◆ TASK REQUIREMENTS ◆
Take the lines from the top down to and including the one with "from matplotlib.transforms import" and repeat them exactly. Omit images.

Rows from a dataset of charts and code
_ _ _ _
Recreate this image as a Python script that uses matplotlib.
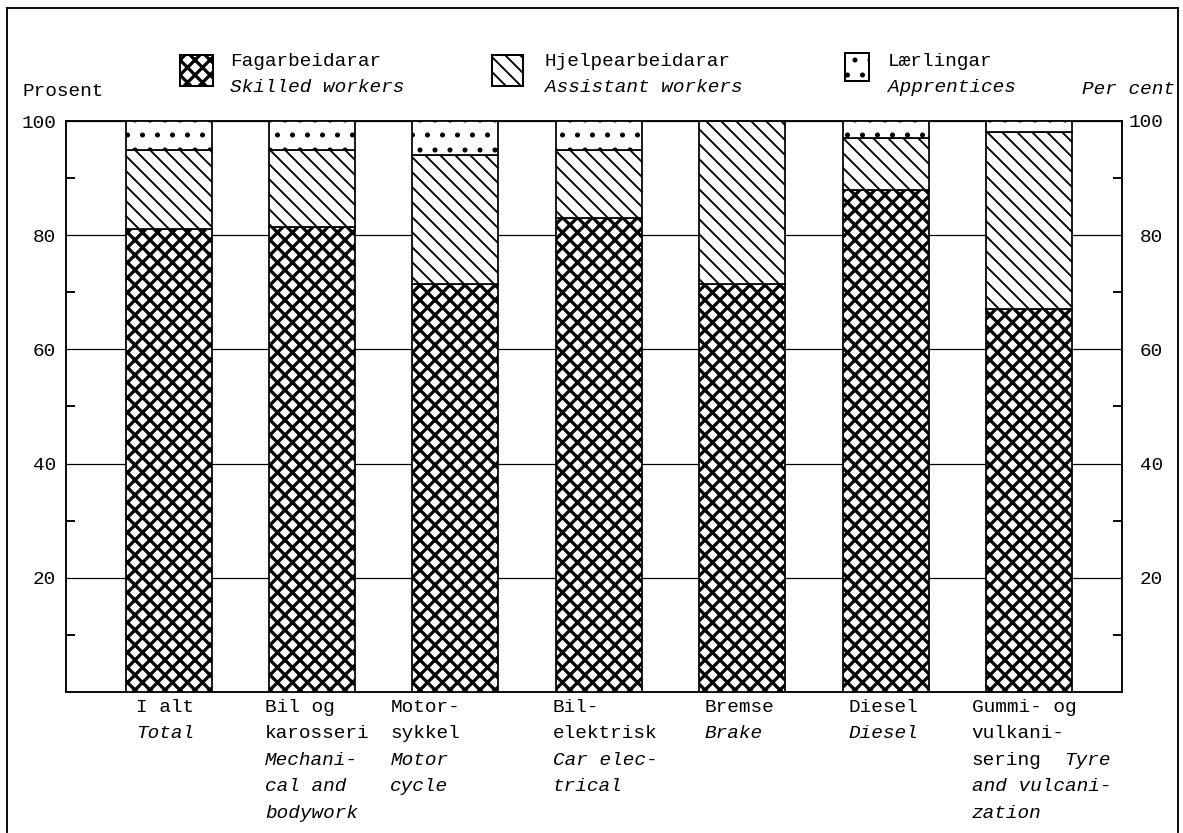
import matplotlib
matplotlib.use("Agg")
import matplotlib.pyplot as plt
from matplotlib.patches import Rectangle
from matplotlib.lines import Line2D
from matplotlib.transforms import blended_transform_factory

# Data (per cent of workers, by trade)
categories = ["I alt", "Bil og karosseri", "Motorsykkel", "Bil-elektrisk",
              "Bremse", "Diesel", "Gummi- og vulkanisering"]
skilled = [81, 81.5, 71.5, 83, 71.5, 88, 67]
assistant = [14, 13.5, 22.5, 12, 28.5, 9, 31]
apprentices = [5, 5, 6, 5, 0, 3, 2]

# category labels: (norwegian, english) per printed line
cat_lines = [
    [("I alt", ""), ("", "Total")],
    [("Bil og", ""), ("karosseri", ""), ("", "Mechani-"), ("", "cal and"), ("", "bodywork")],
    [("Motor-", ""), ("sykkel", ""), ("", "Motor"), ("", "cycle")],
    [("Bil-", ""), ("elektrisk", ""), ("", "Car elec-"), ("", "trical")],
    [("Bremse", ""), ("", "Brake")],
    [("Diesel", ""), ("", "Diesel")],
    [("Gummi- og", ""), ("vulkani-", ""), ("sering", "Tyre"), ("", "and vulcani-"), ("", "zation")],
]
label_shift = [-0.227, -0.328, -0.453, -0.32, -0.265, -0.26, -0.40]

legend_no = ["Fagarbeidarar", "Hjelpearbeidarar", "Lærlingar"]
legend_en = ["Skilled workers", "Assistant workers", "Apprentices"]
hatches = ["xx", "\\\\", "."]
hatch_lw = [2.6, 1.5, 1.6]

W, H, DPI = 1183, 833, 90
MONO = "Liberation Mono"
FS = 15.5
CHAR = 0.6 * FS * DPI / 72  # px per character (monospace)

def fx(px):
    return px / W

def fy(py):
    return 1 - py / H

plt.rcParams["font.family"] = MONO
fig = plt.figure(figsize=(W / DPI, H / DPI), dpi=DPI)
ax = fig.add_axes([fx(66), fy(692), fx(1122) - fx(66), fy(121) - fy(692)])

x = list(range(len(categories)))
bottoms = [0] * len(x)
for vals, h, lw in zip([skilled, assistant, apprentices], hatches, hatch_lw):
    plt.rcParams["hatch.linewidth"] = lw
    bars = ax.bar(x, vals, width=0.6, bottom=bottoms, color="white",
                  edgecolor="black", linewidth=1.4, hatch=h, zorder=3)
    for b in bars:
        if hasattr(b, "set_hatch_linewidth"):
            b.set_hatch_linewidth(lw)
    bottoms = [a + b for a, b in zip(bottoms, vals)]

ax.set_xlim(-0.715, 6.649)
ax.set_ylim(0, 100)
ax.set_xticks([])
ax.set_yticks([20, 40, 60, 80, 100])
ax.set_yticks([10, 30, 50, 70, 90], minor=True)
ax.grid(axis="y", which="major", color="black", linewidth=1.0, zorder=0)
ax.set_axisbelow(True)
for s in ax.spines.values():
    s.set_linewidth(1.5)
ax.tick_params(axis="y", which="major", length=0, pad=8, labelsize=FS)
ax.tick_params(axis="y", which="minor", direction="in", length=7, width=1.5)

# right hand scale
ax2 = ax.twinx()
ax2.set_ylim(0, 100)
ax2.set_yticks([20, 40, 60, 80, 100])
ax2.set_yticks([10, 30, 50, 70, 90], minor=True)
ax2.tick_params(axis="y", which="major", length=0, pad=33, labelsize=FS)
ax2.tick_params(axis="y", which="minor", direction="in", length=7, width=1.5)
for t in ax2.get_yticklabels():
    t.set_horizontalalignment("right")
for s in ax2.spines.values():
    s.set_visible(False)

# category labels under bars
trans = blended_transform_factory(ax.transData, fig.transFigure)
step = CHAR / (fx(1122) - fx(66)) / W * (6.649 + 0.715)
for i, lines in enumerate(cat_lines):
    xi = x[i] + label_shift[i]
    for k, (no, en) in enumerate(lines):
        yy = fy(707 + 26.5 * k)
        if no:
            ax.text(xi, yy, no, transform=trans, fontsize=FS, va="center",
                    ha="left", clip_on=False)
        if en:
            xe = xi + (len(no) + 2) * step if no else xi
            ax.text(xe, yy, en, transform=trans, fontsize=FS, va="center",
                    ha="left", style="italic", clip_on=False)

# legend drawn by hand
leg_patch = [(180, 55, 33, 31), (492, 55, 31, 31), (845, 53, 24, 28)]
leg_text_x = [230, 545, 888]
for i in range(3):
    px, py, pw, ph = leg_patch[i]
    plt.rcParams["hatch.linewidth"] = hatch_lw[i]
    r = Rectangle((fx(px), fy(py + ph)), pw / W, ph / H, transform=fig.transFigure,
                  facecolor="white", edgecolor="black", linewidth=1.6, hatch=hatches[i])
    if hasattr(r, "set_hatch_linewidth"):
        r.set_hatch_linewidth(hatch_lw[i])
    fig.add_artist(r)
    fig.text(fx(leg_text_x[i]), fy(61), legend_no[i], fontsize=FS, va="center", ha="left")
    fig.text(fx(leg_text_x[i]), fy(87), legend_en[i], fontsize=FS, va="center",
             ha="left", style="italic")

fig.text(fx(22), fy(91), "Prosent", fontsize=FS, va="center", ha="left")
fig.text(fx(1175), fy(89), "Per cent", fontsize=FS, va="center", ha="right", style="italic")

# outer frame
for xs, ys in [([7, 7], [8, 832]), ([7, 1178], [8, 8]), ([1178, 1178], [8, 832])]:
    fig.add_artist(Line2D([fx(v) for v in xs], [fy(v) for v in ys],
                          transform=fig.transFigure, color="black", linewidth=1.5))

fig.savefig("out.png", dpi=DPI)
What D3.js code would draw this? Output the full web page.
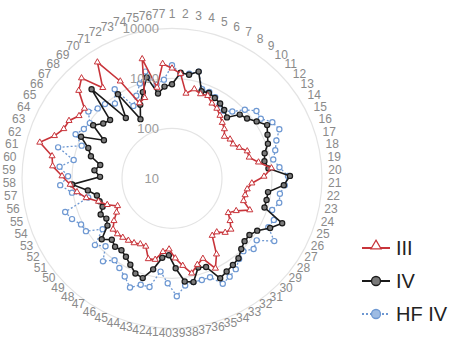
<!DOCTYPE html>
<html><head><meta charset="utf-8">
<script src="https://cdn.jsdelivr.net/npm/d3@7"></script>
<style>
html,body{margin:0;padding:0;background:#fff;}
svg{display:block;}
</style></head>
<body>
<svg id="chart" width="450" height="341"></svg>
<script>
const categories = d3.range(1, 78).map(String);
const seriesNames = ["III", "IV", "HF IV"];
const radialTicks = [10, 100, 1000, 10000];

const valuesIII = [1585,1259,525,692,603,631,501,457,380,316,275,219,251,251,302,398,398,575,1000,692,
  398,331,316,316,479,275,209,275,363,331,251,251,575,1000,525,631,871,575,398,263,
  302,457,479,288,288,316,331,347,363,363,275,200,166,251,347,575,832,1096,1585,2512,
  2754,5495,3162,2399,2291,1738,1738,3631,5012,1905,5754,1585,437,501,2884,692,1995];
const valuesIV = [759,1318,1259,1585,692,724,661,603,525,437,724,832,1096,1514,1259,1096,832,759,871,2291,
  1738,871,871,871,2399,1585,1000,832,832,955,1202,1318,1445,1660,794,724,1318,1202,631,347,
  398,724,1202,1096,832,661,575,603,525,724,398,347,398,316,331,347,501,1000,275,363,
  288,479,603,1000,363,794,575,501,2512,331,1000,219,398,661,1202,525,692];
const valuesHFIV = [1820,1259,1318,1585,759,759,692,575,501,631,1000,1445,1380,1995,2291,1660,1380,1148,1445,2089,
  1820,1514,1585,1259,1585,1445,2512,1259,1445,1096,1259,1660,1905,2188,1318,1318,1318,1445,2291,1259,
  759,1660,1660,2188,1514,1202,1000,1445,794,1096,525,1047,1096,1445,1738,525,1047,1738,1202,1820,
  1000,2291,832,1318,1047,955,1380,1096,1000,759,1318,437,631,1000,1585,794,955];

const svg = d3.select("#chart");
const cx = 172, cy = 178.3;
const r = d3.scaleLog().domain([10, 10000]).range([0, 150]);
const ang = d3.scalePoint().domain(categories).range([0, 2*Math.PI*(76/77)]);

const pt = (c, v) => {
  const a = ang(c), rr = r(v);
  return [cx + rr*Math.sin(a), cy - rr*Math.cos(a)];
};

const g = svg.append("g");
g.selectAll("circle.grid").data(radialTicks.slice(1)).enter().append("circle")
  .attr("cx", cx).attr("cy", cy).attr("r", d => r(d))
  .attr("fill", "none").attr("stroke", "#e4e4e4").attr("stroke-width", 1.2);

// category labels: centres on a ring slightly above the plot centre
g.selectAll("text.cat").data(categories).enter().append("text")
  .attr("class", "cat")
  .attr("x", c => cx + 163*Math.sin(ang(c)))
  .attr("y", c => cy - 5 - 160*Math.cos(ang(c)))
  .attr("dy", "0.35em")
  .attr("text-anchor", "middle")
  .attr("font-family", "Liberation Sans, Arial, sans-serif")
  .attr("font-size", 12).attr("fill", "#8a8a8a")
  .text(d => d);

const lineGen = d3.line().x(d => d[0]).y(d => d[1]).curve(d3.curveLinearClosed);

function drawSeries(vals, opt) {
  const pts = categories.map((c, i) => pt(c, vals[i]));
  const sg = g.append("g");
  sg.append("path").attr("d", lineGen(pts)).attr("fill", "none")
    .attr("stroke", opt.color).attr("stroke-width", opt.width)
    .attr("stroke-dasharray", opt.dash || null);
  if (opt.marker === "tri") {
    sg.selectAll("path.m").data(pts).enter().append("path")
      .attr("d", d3.symbol().type(d3.symbolTriangle).size(16))
      .attr("transform", d => `translate(${d[0]},${d[1]})`)
      .attr("fill", "#fff").attr("stroke", opt.color).attr("stroke-width", 1);
  } else {
    sg.selectAll("circle.m").data(pts).enter().append("circle")
      .attr("cx", d => d[0]).attr("cy", d => d[1]).attr("r", 2.6)
      .attr("fill", opt.fill).attr("stroke", opt.color).attr("stroke-width", 1.2);
  }
}

drawSeries(valuesHFIV, {color: "#6e98d2", width: 1.3, dash: "2,2", marker: "circ", fill: "#fff"});
drawSeries(valuesIV, {color: "#1a1a1a", width: 1.6, marker: "circ", fill: "#7a7a7a"});
drawSeries(valuesIII, {color: "#c8343a", width: 1.6, marker: "tri"});

g.selectAll("text.tick").data(radialTicks).enter().append("text")
  .attr("x", cx - 13).attr("y", d => cy - r(d)).attr("dy", "0.35em")
  .attr("text-anchor", "end")
  .attr("font-family", "Liberation Sans, Arial, sans-serif")
  .attr("font-size", 13).attr("fill", "#9a9a9a")
  .text(d => d);

const legend = [
  {name: seriesNames[0], color: "#c8343a", dash: null, marker: "tri", fill: "#fff"},
  {name: seriesNames[1], color: "#1a1a1a", dash: null, marker: "circ", fill: "#7a7a7a"},
  {name: seriesNames[2], color: "#6e98d2", dash: "2,2", marker: "circ", fill: "#9dbbe3"}
];
const lg = svg.append("g");
legend.forEach((d, i) => {
  const y = 248 + i*33;
  lg.append("line").attr("x1", 362).attr("x2", 390).attr("y1", y).attr("y2", y)
    .attr("stroke", d.color).attr("stroke-width", 2).attr("stroke-dasharray", d.dash);
  if (d.marker === "tri") {
    lg.append("path").attr("d", d3.symbol().type(d3.symbolTriangle).size(45))
      .attr("transform", `translate(376,${y-2})`)
      .attr("fill", "#fff").attr("stroke", d.color).attr("stroke-width", 1.2);
  } else {
    lg.append("circle").attr("cx", 376).attr("cy", y).attr("r", 4.5)
      .attr("fill", d.fill).attr("stroke", d.color).attr("stroke-width", 1.3);
  }
  lg.append("text").attr("x", 396).attr("y", y).attr("dy", "0.36em")
    .attr("font-family", "Liberation Sans, Arial, sans-serif")
    .attr("font-size", 20).attr("fill", "#222").text(d.name);
});
</script>
</body></html>
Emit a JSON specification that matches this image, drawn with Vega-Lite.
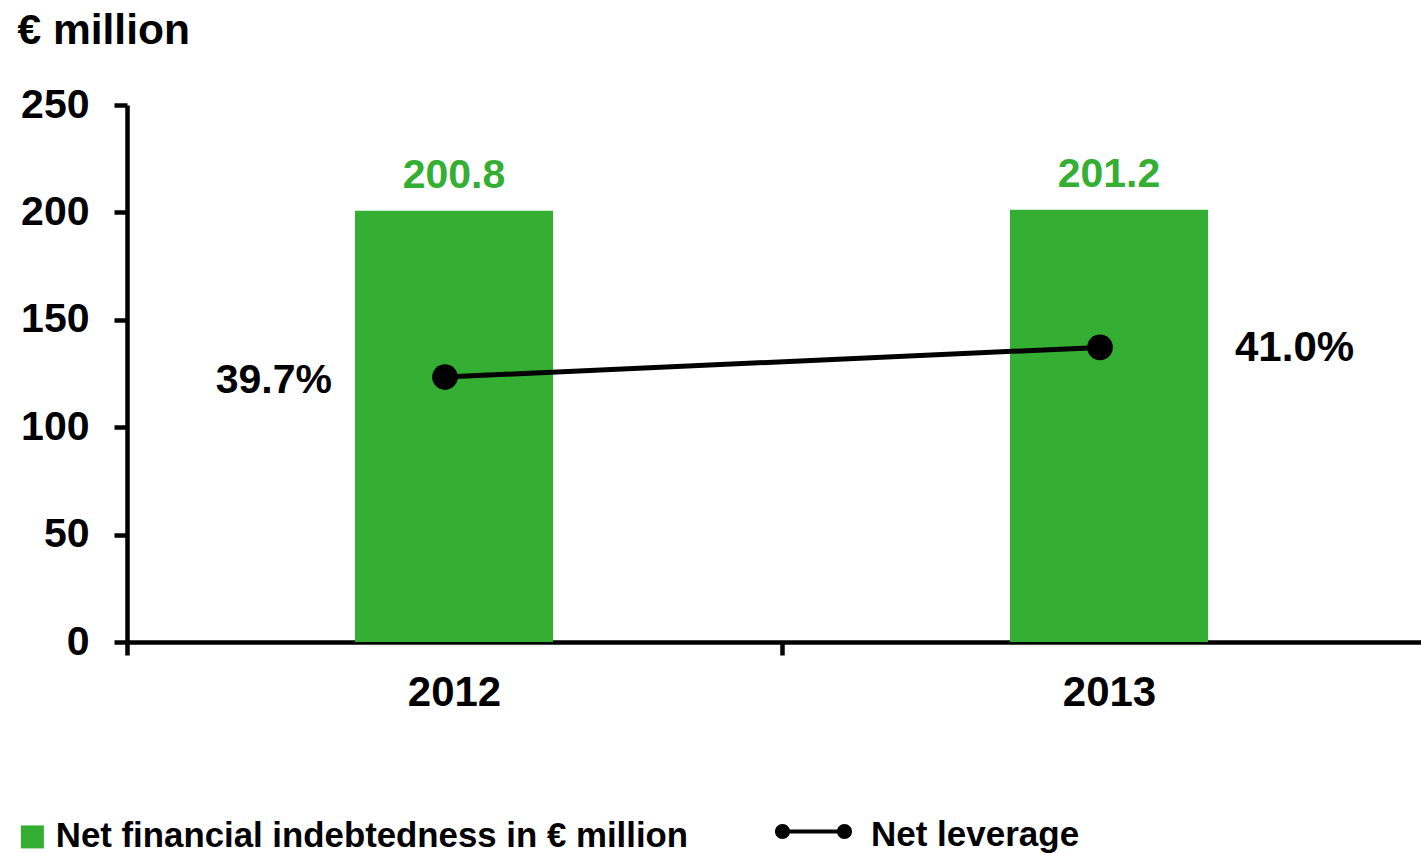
{
  "$schema": "https://vega.github.io/schema/vega-lite/v6.json",
  "width": 1294,
  "height": 537,
  "autosize": {"type": "none"},
  "padding": {"left": 127, "top": 105, "right": 0, "bottom": 211},
  "background": "white",
  "config": {"view": {"stroke": null}, "font": "Liberation Sans"},
  "data": {"values": [
    {"year": "2012", "debt": 200.8, "leverage": 39.7, "lev_label": "39.7%"},
    {"year": "2013", "debt": 201.2, "leverage": 41.0, "lev_label": "41.0%"}
  ]},
  "layer": [
    {
      "layer": [
        {
          "mark": {"type": "bar"},
          "encoding": {
            "x": {
              "field": "year", "type": "nominal",
              "scale": {"paddingInner": 0.6977, "paddingOuter": 0.33664, "align": 0.517},
              "axis": {
                "title": null, "labelAngle": 0, "labelFont": "Liberation Sans", "labelFontSize": 42,
                "labelFontWeight": "bold", "labelColor": "black", "labelPadding": 17,
                "tickOffset": -327, "labelOffset": 327, "tickSize": 13, "tickWidth": 4.5, "tickColor": "black",
                "domainColor": "black", "domainWidth": 4.5, "grid": false
              }
            },
            "y": {
              "field": "debt", "type": "quantitative",
              "scale": {"domain": [0, 250], "nice": false},
              "axis": {
                "title": "€ million", "titleAngle": 0, "titleAlign": "left", "titleBaseline": "alphabetic",
                "titleX": -110, "titleY": -62, "titleFont": "Liberation Sans", "titleFontSize": 42.5,
                "titleFontWeight": "bold", "titleColor": "black",
                "values": [0, 50, 100, 150, 200, 250],
                "labelFont": "Liberation Sans", "labelFontSize": 41, "labelFontWeight": "bold",
                "labelColor": "black", "labelPadding": 25,
                "tickSize": 13, "tickWidth": 4.5, "tickColor": "black",
                "domainColor": "black", "domainWidth": 4.5, "grid": false
              }
            },
            "color": {
              "datum": "Net financial indebtedness in € million",
              "scale": {"range": ["#35ae34"]},
              "legend": {
                "title": null, "orient": "none", "legendX": -112, "legendY": 714.5,
                "symbolType": "square", "symbolSize": 529, "symbolStrokeWidth": 0,
                "labelFont": "Liberation Sans", "labelFontSize": 34.8, "labelFontWeight": "bold",
                "labelColor": "black", "labelOffset": 6, "padding": 0, "labelLimit": 1000
              }
            }
          }
        },
        {
          "mark": {"type": "text", "dy": -23, "baseline": "alphabetic", "font": "Liberation Sans", "fontSize": 41, "fontWeight": "bold", "color": "#35ae34"},
          "encoding": {
            "x": {"field": "year", "type": "nominal"},
            "y": {"field": "debt", "type": "quantitative"},
            "text": {"field": "debt", "type": "quantitative", "format": ".1f"}
          }
        }
      ]
    },
    {
      "layer": [
        {
          "mark": {"type": "line", "strokeWidth": 5, "xOffset": -9},
          "encoding": {
            "x": {"field": "year", "type": "nominal"},
            "y": {"field": "leverage", "type": "quantitative", "scale": {"domain": [28.08, 51.63], "nice": false, "zero": false}, "axis": null},
            "stroke": {
              "datum": "Net leverage",
              "scale": {"range": ["black"]},
              "legend": {
                "title": null, "orient": "none", "legendX": 648, "legendY": 688,
                "symbolType": "M-1,0A0.195,0.195,0,1,1,-0.61,0A0.195,0.195,0,1,1,-1,0Z M0.61,0A0.195,0.195,0,1,1,1,0A0.195,0.195,0,1,1,0.61,0Z M-0.805,-0.052H0.805V0.052H-0.805Z",
                "symbolSize": 5929,
                "labelFont": "Liberation Sans", "labelFontSize": 35, "labelFontWeight": "bold",
                "labelColor": "black", "labelOffset": 19, "padding": 0, "labelLimit": 1000,
                "encode": {
                  "symbols": {"update": {"fill": {"value": "black"}, "strokeWidth": {"value": 0}, "opacity": {"value": 1}}},
                  "labels": {"update": {"dy": {"value": 3}}}
                }
              }
            }
          }
        },
        {
          "mark": {"type": "circle", "size": 660, "color": "black", "opacity": 1, "xOffset": -9},
          "encoding": {
            "x": {"field": "year", "type": "nominal"},
            "y": {"field": "leverage", "type": "quantitative", "scale": {"domain": [28.08, 51.63], "nice": false, "zero": false}, "axis": null}
          }
        },
        {
          "transform": [{"filter": "datum.year == '2012'"}],
          "mark": {"type": "text", "align": "right", "baseline": "middle", "dx": -122, "dy": 4, "font": "Liberation Sans", "fontSize": 41, "fontWeight": "bold", "color": "black"},
          "encoding": {
            "x": {"field": "year", "type": "nominal"},
            "y": {"field": "leverage", "type": "quantitative", "scale": {"domain": [28.08, 51.63], "nice": false, "zero": false}, "axis": null},
            "text": {"field": "lev_label", "type": "nominal"}
          }
        },
        {
          "transform": [{"filter": "datum.year == '2013'"}],
          "mark": {"type": "text", "align": "left", "baseline": "middle", "dx": 126, "dy": 1, "font": "Liberation Sans", "fontSize": 42, "fontWeight": "bold", "color": "black"},
          "encoding": {
            "x": {"field": "year", "type": "nominal"},
            "y": {"field": "leverage", "type": "quantitative", "scale": {"domain": [28.08, 51.63], "nice": false, "zero": false}, "axis": null},
            "text": {"field": "lev_label", "type": "nominal"}
          }
        }
      ]
    }
  ],
  "resolve": {"scale": {"y": "independent"}}
}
_ _ _ _
◆ OUTPUT OF THE EXERCISE ◆
Recreate this image as a Python script that uses matplotlib.
import matplotlib
matplotlib.use("Agg")
import matplotlib.pyplot as plt
from matplotlib.patches import Rectangle
from matplotlib.lines import Line2D
from matplotlib.transforms import blended_transform_factory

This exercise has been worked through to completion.